DATA.
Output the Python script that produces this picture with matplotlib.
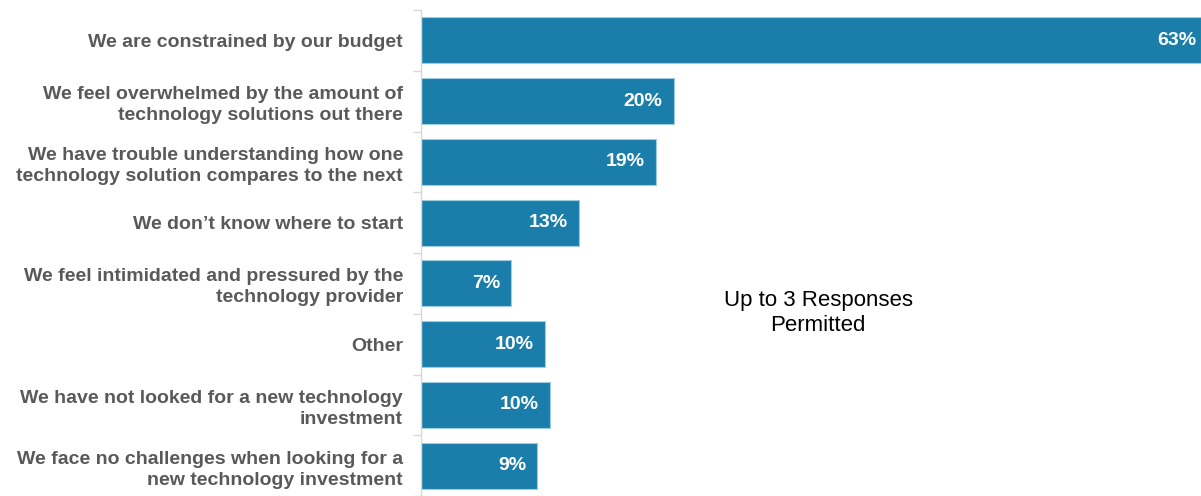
"""Horizontal bar chart of technology-buying challenges."""

import matplotlib.pyplot as plt
import numpy as np

plt.rcParams["font.family"] = ["Liberation Sans", "DejaVu Sans"]

CHALLENGES = [
    "We are constrained by our budget",
    "We feel overwhelmed by the amount of\ntechnology solutions out there",
    "We have trouble understanding how one\ntechnology solution compares to the next",
    "We don\u2019t know where to start",
    "We feel intimidated and pressured by the\ntechnology provider",
    "Other",
    "We have not looked for a new technology\ninvestment",
    "We face no challenges when looking for a\nnew technology investment",
]
SHARE_PCT = [63.0, 20.4, 19.0, 12.8, 7.3, 10.0, 10.4, 9.4]
NOTE = "Up to 3 Responses\nPermitted"

BAR_COLOR = "#1b7eaa"
EDGE_COLOR = "#9fcbe0"
LABEL_COLOR = "#595959"
AXIS_COLOR = "#d9d9d9"


def main() -> None:
    fig = plt.figure(figsize=(12.01, 4.96), dpi=100)
    W, H = 1201, 496
    # axes spans from the value axis at x=421 to the right edge; top boundary at y=10
    ax = fig.add_axes([421 / W, 0, 1 - 421 / W, (H - 10) / H])

    y = np.arange(len(CHALLENGES))
    ax.barh(y, SHARE_PCT, height=0.76, color=BAR_COLOR,
            edgecolor=EDGE_COLOR, linewidth=0.8)

    for yi, v in zip(y, SHARE_PCT):
        # the widest bar hits the canvas edge, so its label sits a little tighter
        dx = -3 if v == max(SHARE_PCT) else -8
        ax.annotate(f"{v:.0f}%", xy=(v, yi), xytext=(dx, 0),
                    textcoords="offset points", ha="right", va="center",
                    color="white", fontsize=14, fontweight="bold")

    ax.set_xlim(0, 63)
    # bottom row runs slightly off the canvas
    ax.set_ylim(7.5 - 10 / 62, -0.5)

    ax.set_yticks(y)
    ax.set_yticklabels(CHALLENGES, fontsize=14, fontweight="bold",
                       color=LABEL_COLOR, linespacing=1.3)
    ax.tick_params(axis="y", which="major", length=0, pad=13)
    ax.set_yticks(np.arange(-0.5, 8, 1), minor=True)
    ax.tick_params(axis="y", which="minor", length=6, width=1,
                   color=AXIS_COLOR)
    ax.set_xticks([])

    for side in ("top", "right", "bottom"):
        ax.spines[side].set_visible(False)
    ax.spines["left"].set_color(AXIS_COLOR)
    ax.spines["left"].set_linewidth(1)

    fig.text(818 / W, 1 - 313 / H, NOTE, ha="center", va="center",
             fontsize=16, color="black", linespacing=1.3)

    fig.savefig("out.png", dpi=100)
    plt.close(fig)


if __name__ == "__main__":
    main()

WHAT YOU NEED TO DO.
Return only the lines from the start of the data through the line that contains "edgecolor=EDGE_COLOR, linewidth=0.8)", please, copying them exactly and omitting all pictures.

SOLUTION FOR THIS TASK.
Output the Python script that produces this picture with matplotlib.
"""Horizontal bar chart of technology-buying challenges."""

import matplotlib.pyplot as plt
import numpy as np

plt.rcParams["font.family"] = ["Liberation Sans", "DejaVu Sans"]

CHALLENGES = [
    "We are constrained by our budget",
    "We feel overwhelmed by the amount of\ntechnology solutions out there",
    "We have trouble understanding how one\ntechnology solution compares to the next",
    "We don\u2019t know where to start",
    "We feel intimidated and pressured by the\ntechnology provider",
    "Other",
    "We have not looked for a new technology\ninvestment",
    "We face no challenges when looking for a\nnew technology investment",
]
SHARE_PCT = [63.0, 20.4, 19.0, 12.8, 7.3, 10.0, 10.4, 9.4]
NOTE = "Up to 3 Responses\nPermitted"

BAR_COLOR = "#1b7eaa"
EDGE_COLOR = "#9fcbe0"
LABEL_COLOR = "#595959"
AXIS_COLOR = "#d9d9d9"


def main() -> None:
    fig = plt.figure(figsize=(12.01, 4.96), dpi=100)
    W, H = 1201, 496
    # axes spans from the value axis at x=421 to the right edge; top boundary at y=10
    ax = fig.add_axes([421 / W, 0, 1 - 421 / W, (H - 10) / H])

    y = np.arange(len(CHALLENGES))
    ax.barh(y, SHARE_PCT, height=0.76, color=BAR_COLOR,
            edgecolor=EDGE_COLOR, linewidth=0.8)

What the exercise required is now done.